“We definitely believe the price of volatility is low going into the summer and going into a very illiquid period,” said Gulati, who was head of global equity proprietary trading at JPMorgan Chase & Co. before starting Argentiere in 2013 with about $300 million.

Money managers see a Brexit vote as particularly bad for southern Europe because investors will test weak links such as the financial sectors in Portugal, Italy and Spain. The EURO STOXX Banks Index has dropped almost 9 percent this month. Banco Comercial Portugues SA has declined 30 percent, Banco Popolare SC is down almost 13 percent, while UniCredit SpA has lost more than 13 percent.

Stanislas de Caumont, a money manager at billionaire Steven A. Cohen’s investment firm  Point72 Asset Management, said Brexit will fuel uncertainty and may trigger a referendum elsewhere in the region.

Bonds will rally and currencies remain “volatile over the course of the summer as politicians and central bankers keep reacting to the outcome,” he said in an e-mail. “I would expect bonds to sell off hard” if the vote is to stay in the EU, he said

Risk Shunned

With managers shunning risk before the vote, the net exposure of hedge funds that take long as well as short bets on equities, the difference between their long and short investments, was the lowest since February at about 31 percent toward the end of last month, according to Philippe Ferreira, head of research at Lyxor Asset Management.
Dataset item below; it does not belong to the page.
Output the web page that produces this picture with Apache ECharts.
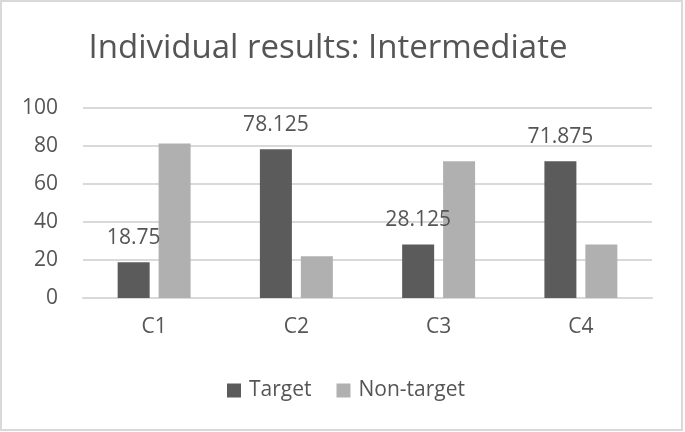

A lower number indicates less risk taken by hedge funds.

Debt investors are rushing to hedge their exposure, with the cost to protect against losses in the credit derivatives market surging to the most in more than three months on Thursday as traders bought almost three times the average amount of default insurance.
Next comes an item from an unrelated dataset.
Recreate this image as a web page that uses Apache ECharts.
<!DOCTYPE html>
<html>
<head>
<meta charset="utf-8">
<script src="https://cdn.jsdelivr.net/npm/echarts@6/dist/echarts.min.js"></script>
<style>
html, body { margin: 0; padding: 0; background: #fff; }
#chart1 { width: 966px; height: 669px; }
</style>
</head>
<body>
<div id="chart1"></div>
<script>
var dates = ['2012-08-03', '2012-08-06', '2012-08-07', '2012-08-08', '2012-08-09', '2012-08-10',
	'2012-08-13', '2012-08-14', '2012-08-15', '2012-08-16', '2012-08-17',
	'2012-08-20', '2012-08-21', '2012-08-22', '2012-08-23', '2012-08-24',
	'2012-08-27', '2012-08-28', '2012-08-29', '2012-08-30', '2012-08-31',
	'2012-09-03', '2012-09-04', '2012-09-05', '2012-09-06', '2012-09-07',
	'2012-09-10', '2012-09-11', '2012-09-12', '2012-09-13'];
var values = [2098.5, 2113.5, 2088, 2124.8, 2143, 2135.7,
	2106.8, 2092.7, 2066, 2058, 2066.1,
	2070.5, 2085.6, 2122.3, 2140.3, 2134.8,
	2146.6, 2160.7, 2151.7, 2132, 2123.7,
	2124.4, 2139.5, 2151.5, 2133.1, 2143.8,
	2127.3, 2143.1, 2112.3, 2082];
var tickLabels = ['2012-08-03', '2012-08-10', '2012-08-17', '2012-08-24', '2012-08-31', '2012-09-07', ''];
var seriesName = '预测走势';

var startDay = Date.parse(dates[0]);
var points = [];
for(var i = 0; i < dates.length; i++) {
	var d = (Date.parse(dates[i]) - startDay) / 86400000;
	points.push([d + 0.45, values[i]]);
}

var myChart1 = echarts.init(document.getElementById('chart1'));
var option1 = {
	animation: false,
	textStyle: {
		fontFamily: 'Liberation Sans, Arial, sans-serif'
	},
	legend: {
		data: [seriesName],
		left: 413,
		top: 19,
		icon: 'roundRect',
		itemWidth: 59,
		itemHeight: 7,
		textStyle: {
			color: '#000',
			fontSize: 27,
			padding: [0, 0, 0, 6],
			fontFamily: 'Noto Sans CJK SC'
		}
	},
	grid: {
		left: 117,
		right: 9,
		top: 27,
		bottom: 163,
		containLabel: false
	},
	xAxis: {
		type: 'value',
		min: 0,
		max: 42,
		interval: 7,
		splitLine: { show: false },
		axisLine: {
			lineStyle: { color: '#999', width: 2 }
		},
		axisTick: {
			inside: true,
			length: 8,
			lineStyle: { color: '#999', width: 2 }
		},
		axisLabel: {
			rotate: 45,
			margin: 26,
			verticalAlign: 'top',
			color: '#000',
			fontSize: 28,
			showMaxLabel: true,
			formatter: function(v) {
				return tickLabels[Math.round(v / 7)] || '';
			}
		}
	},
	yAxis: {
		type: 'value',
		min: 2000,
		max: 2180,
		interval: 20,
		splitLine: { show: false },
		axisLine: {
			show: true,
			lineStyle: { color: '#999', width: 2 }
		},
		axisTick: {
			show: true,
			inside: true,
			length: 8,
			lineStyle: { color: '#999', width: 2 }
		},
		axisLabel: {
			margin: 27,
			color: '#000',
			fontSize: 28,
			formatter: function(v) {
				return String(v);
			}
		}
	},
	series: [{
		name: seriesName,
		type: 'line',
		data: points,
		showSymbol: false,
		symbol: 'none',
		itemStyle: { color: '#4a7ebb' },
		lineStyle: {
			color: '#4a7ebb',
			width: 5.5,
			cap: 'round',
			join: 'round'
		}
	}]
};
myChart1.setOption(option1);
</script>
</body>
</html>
Investors are also holding the most cash since November 2001, according to a Bank of America Corp. survey this week.

“It’s hard to have conviction in these types of environments, but what people are comfortable in saying is that there’s going to be some volatility and they can find a way to monetize that,” said Kevin Lyons, senior investment manager at Aberdeen Asset Management Inc. that oversees about $11 billion in hedge-fund assets.